--- START Record list ---

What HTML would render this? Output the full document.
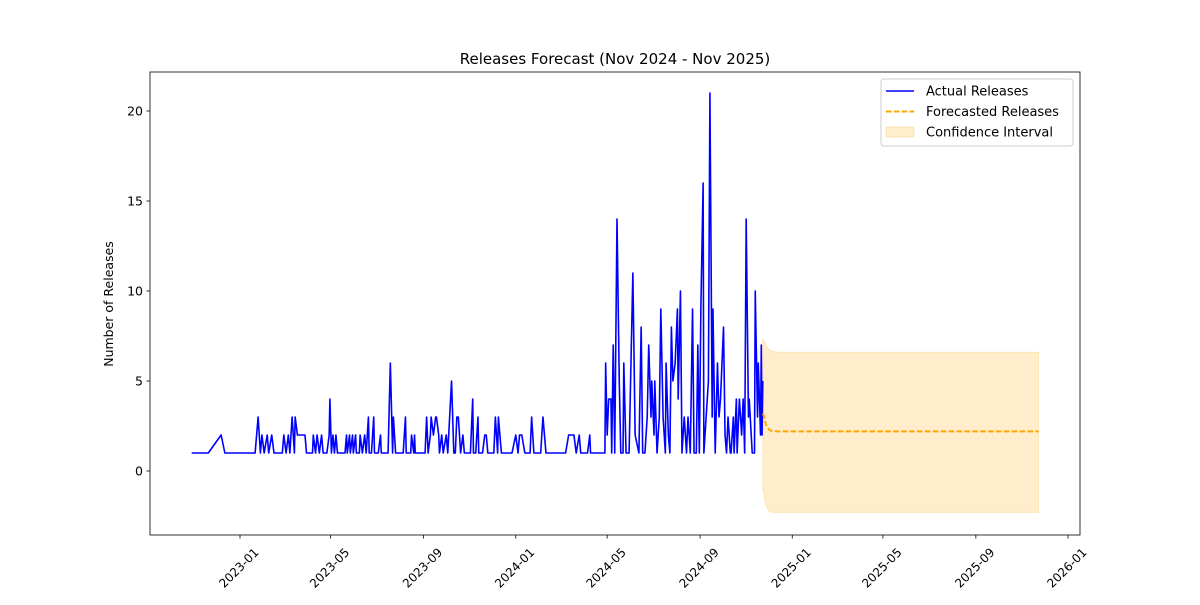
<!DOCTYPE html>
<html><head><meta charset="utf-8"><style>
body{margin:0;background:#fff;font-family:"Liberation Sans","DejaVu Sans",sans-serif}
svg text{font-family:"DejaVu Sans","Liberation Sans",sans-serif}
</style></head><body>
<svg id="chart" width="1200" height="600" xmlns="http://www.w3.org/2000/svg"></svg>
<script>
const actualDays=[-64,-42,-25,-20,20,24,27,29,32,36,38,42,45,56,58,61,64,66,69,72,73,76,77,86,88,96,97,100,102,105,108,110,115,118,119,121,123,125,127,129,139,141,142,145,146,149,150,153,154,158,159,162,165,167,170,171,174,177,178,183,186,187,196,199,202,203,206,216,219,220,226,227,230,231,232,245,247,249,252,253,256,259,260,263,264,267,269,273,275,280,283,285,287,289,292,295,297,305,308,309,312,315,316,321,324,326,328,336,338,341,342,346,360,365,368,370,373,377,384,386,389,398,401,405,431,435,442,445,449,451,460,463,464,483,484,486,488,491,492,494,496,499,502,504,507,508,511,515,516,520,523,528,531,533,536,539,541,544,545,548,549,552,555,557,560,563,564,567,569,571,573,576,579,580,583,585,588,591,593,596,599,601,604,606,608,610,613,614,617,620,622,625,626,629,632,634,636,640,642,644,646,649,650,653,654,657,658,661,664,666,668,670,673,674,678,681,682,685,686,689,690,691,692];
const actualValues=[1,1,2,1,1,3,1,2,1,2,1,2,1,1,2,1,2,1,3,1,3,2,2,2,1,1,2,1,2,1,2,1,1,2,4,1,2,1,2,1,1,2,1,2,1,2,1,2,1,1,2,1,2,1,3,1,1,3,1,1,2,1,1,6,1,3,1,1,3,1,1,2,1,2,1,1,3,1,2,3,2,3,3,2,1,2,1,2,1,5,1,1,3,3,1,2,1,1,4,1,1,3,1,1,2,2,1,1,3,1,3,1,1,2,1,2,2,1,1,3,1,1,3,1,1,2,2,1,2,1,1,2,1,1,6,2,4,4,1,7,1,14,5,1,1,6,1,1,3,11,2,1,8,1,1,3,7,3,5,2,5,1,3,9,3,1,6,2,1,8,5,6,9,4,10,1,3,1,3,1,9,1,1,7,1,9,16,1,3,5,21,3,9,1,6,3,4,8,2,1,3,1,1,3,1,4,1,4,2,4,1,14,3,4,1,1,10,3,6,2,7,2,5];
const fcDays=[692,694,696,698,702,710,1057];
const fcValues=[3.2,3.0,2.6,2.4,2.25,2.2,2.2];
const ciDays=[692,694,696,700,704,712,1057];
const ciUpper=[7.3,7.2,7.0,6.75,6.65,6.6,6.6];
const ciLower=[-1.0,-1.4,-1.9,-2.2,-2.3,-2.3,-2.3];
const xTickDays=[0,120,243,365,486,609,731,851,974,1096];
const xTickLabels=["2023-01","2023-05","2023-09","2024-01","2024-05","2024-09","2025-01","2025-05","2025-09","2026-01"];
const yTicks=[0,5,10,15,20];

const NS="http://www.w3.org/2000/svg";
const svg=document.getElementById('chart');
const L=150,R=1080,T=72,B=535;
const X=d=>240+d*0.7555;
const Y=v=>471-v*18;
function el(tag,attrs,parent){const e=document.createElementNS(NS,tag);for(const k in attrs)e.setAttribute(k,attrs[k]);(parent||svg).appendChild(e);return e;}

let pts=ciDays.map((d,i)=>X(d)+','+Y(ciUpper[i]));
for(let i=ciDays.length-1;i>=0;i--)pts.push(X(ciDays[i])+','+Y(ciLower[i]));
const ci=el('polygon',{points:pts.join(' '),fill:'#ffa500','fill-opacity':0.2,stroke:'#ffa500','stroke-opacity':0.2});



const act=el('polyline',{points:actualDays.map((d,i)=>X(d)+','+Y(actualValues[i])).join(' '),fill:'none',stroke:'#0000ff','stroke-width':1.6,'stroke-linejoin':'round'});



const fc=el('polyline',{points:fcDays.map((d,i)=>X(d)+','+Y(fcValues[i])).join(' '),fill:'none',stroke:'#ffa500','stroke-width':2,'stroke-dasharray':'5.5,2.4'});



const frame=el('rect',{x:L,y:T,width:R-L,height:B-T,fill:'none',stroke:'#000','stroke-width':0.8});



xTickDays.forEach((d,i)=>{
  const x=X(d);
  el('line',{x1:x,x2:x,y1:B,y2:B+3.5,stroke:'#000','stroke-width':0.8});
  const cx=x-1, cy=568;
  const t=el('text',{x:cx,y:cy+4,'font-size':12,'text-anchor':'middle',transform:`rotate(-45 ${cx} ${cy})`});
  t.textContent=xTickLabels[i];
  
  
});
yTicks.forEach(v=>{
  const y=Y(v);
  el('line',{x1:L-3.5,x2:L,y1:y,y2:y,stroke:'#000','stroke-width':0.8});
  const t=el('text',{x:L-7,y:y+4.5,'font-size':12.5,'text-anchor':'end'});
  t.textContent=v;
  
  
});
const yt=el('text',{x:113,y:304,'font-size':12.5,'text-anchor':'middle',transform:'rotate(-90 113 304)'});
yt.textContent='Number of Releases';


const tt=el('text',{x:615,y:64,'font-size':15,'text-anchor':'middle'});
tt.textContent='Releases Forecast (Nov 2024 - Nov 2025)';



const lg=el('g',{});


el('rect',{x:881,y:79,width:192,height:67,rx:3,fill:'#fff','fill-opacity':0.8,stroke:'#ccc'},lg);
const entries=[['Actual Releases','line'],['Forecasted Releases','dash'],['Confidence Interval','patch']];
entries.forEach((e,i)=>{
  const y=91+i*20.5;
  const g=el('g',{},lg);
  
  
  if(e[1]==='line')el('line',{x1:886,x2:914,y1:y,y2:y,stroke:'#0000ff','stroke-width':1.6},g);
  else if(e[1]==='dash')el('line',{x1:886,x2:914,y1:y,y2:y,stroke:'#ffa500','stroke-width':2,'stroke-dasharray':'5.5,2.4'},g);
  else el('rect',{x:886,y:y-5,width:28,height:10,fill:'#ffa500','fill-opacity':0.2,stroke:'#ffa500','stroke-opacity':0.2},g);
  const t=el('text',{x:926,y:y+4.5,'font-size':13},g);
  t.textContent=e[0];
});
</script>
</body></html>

--- END Record list ---
--- START Record list ---

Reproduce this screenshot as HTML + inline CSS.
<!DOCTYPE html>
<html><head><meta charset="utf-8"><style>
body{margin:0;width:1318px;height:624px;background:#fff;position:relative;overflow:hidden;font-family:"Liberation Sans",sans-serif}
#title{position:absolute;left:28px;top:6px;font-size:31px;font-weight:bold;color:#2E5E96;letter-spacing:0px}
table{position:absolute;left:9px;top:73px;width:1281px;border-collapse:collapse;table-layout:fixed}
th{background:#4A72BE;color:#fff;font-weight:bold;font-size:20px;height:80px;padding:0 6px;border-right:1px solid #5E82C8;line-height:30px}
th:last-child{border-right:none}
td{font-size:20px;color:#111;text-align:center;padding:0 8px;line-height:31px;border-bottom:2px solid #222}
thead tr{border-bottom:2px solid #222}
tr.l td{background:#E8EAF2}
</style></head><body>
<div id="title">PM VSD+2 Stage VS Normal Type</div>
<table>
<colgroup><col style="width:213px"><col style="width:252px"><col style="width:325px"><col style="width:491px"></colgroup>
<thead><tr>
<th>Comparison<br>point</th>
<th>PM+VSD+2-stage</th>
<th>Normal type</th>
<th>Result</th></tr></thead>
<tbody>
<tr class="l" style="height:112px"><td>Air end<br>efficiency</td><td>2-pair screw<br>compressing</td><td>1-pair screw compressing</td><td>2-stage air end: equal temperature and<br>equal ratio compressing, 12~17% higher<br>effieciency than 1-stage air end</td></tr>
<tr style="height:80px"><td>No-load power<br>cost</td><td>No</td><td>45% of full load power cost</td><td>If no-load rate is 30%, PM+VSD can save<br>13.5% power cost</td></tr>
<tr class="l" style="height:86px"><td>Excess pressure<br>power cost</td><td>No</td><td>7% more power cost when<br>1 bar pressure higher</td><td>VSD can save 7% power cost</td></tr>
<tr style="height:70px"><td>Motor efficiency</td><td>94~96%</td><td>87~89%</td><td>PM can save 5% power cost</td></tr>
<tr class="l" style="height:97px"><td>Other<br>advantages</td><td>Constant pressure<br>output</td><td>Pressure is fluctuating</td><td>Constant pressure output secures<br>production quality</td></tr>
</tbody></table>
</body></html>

--- END Record list ---
--- START Record list ---

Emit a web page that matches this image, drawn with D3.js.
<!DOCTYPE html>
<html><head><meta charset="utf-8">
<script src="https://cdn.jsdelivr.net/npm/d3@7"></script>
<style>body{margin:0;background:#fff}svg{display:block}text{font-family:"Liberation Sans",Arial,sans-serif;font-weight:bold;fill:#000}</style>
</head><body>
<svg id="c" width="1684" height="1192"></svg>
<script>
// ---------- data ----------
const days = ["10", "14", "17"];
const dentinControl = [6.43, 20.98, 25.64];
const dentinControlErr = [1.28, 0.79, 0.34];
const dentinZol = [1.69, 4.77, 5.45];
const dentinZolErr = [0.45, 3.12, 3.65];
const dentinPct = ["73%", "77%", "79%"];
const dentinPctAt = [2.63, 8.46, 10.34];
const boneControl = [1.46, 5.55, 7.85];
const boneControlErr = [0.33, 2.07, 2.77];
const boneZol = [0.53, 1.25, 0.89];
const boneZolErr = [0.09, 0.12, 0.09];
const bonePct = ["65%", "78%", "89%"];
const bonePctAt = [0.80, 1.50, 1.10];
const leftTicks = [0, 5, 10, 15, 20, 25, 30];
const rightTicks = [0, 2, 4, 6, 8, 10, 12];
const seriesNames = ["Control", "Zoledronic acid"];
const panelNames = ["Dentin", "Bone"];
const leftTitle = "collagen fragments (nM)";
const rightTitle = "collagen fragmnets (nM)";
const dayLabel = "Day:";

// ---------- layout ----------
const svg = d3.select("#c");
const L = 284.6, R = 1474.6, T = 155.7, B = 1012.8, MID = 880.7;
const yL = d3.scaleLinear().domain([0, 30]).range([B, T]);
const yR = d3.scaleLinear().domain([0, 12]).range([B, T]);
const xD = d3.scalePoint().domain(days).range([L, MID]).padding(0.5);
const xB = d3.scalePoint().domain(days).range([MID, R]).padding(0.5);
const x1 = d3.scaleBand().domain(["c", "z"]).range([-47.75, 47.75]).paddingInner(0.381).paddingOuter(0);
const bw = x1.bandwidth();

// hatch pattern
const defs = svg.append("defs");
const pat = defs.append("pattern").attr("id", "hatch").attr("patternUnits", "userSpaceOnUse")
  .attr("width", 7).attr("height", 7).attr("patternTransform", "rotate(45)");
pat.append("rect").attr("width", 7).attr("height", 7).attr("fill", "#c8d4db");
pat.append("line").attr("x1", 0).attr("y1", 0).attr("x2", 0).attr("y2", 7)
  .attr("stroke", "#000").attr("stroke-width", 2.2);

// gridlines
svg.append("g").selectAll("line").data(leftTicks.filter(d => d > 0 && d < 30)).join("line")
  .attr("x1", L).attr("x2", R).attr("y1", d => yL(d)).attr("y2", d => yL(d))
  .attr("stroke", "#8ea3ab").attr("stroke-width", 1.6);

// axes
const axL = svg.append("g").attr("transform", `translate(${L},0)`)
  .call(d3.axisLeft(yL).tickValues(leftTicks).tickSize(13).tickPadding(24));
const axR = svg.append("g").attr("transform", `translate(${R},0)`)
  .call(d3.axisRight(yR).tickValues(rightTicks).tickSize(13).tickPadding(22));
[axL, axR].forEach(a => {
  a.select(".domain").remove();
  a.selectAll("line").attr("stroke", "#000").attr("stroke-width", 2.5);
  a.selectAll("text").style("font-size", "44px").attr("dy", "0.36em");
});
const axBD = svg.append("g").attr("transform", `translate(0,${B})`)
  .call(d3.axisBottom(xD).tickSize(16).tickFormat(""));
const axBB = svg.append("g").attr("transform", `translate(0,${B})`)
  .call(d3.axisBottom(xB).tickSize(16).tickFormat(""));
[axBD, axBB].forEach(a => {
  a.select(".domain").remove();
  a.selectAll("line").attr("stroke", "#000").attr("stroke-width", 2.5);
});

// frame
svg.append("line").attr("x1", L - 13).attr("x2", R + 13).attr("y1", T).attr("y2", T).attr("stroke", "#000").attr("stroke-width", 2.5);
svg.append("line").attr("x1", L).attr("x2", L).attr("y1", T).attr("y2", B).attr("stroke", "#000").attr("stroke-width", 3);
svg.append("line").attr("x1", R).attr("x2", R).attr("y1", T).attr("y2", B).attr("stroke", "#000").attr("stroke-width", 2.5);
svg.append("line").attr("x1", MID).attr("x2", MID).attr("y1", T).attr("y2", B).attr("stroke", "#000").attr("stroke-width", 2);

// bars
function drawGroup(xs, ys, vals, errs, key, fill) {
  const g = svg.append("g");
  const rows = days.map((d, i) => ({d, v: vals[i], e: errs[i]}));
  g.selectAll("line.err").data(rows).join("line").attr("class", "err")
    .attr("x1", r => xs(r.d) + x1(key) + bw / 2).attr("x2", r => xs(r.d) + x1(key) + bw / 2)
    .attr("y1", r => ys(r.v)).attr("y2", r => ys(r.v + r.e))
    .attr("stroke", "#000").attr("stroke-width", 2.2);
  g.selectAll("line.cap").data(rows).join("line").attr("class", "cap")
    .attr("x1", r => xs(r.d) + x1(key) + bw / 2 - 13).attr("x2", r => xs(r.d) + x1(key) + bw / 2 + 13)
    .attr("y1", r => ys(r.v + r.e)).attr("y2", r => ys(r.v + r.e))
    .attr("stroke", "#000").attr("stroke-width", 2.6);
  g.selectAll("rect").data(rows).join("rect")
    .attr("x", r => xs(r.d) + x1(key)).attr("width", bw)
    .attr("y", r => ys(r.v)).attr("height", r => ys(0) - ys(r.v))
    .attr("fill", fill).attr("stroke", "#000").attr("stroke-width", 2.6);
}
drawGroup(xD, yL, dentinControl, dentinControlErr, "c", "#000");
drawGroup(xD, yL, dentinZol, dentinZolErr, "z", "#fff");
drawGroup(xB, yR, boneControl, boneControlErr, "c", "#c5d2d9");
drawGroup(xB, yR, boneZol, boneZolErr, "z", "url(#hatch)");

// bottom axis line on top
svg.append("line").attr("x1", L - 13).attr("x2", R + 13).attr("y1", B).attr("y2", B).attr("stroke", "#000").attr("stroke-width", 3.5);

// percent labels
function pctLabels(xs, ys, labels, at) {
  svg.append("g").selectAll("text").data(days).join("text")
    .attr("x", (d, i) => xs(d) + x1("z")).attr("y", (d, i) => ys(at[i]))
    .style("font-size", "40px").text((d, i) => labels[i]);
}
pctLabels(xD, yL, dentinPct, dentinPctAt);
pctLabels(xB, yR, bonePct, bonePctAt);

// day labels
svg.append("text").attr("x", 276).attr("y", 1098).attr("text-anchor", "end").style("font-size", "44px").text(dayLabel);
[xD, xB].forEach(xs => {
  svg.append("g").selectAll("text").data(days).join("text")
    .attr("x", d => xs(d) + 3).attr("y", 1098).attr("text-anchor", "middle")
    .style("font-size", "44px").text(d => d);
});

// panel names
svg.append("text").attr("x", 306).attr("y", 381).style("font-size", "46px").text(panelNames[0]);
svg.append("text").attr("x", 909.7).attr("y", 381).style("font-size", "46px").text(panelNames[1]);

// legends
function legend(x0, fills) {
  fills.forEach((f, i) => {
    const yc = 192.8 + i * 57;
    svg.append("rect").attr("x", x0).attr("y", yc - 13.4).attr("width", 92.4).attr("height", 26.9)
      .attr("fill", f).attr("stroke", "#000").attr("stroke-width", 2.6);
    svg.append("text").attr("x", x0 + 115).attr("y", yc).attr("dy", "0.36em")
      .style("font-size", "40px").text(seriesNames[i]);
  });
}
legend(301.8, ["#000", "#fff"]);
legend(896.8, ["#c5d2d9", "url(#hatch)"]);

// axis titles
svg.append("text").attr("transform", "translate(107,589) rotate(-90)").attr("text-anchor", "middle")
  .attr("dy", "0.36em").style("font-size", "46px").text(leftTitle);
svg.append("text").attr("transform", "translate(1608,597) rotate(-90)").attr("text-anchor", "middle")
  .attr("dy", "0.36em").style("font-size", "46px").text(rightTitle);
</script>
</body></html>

--- END Record list ---

## Short task
Gather from the entries above all lines that include the string "full".

## Task result
What HTML would render this? Output the full document.
<tr style="height:80px"><td>No-load power<br>cost</td><td>No</td><td>45% of full load power cost</td><td>If no-load rate is 30%, PM+VSD can save<br>13.5% power cost</td></tr>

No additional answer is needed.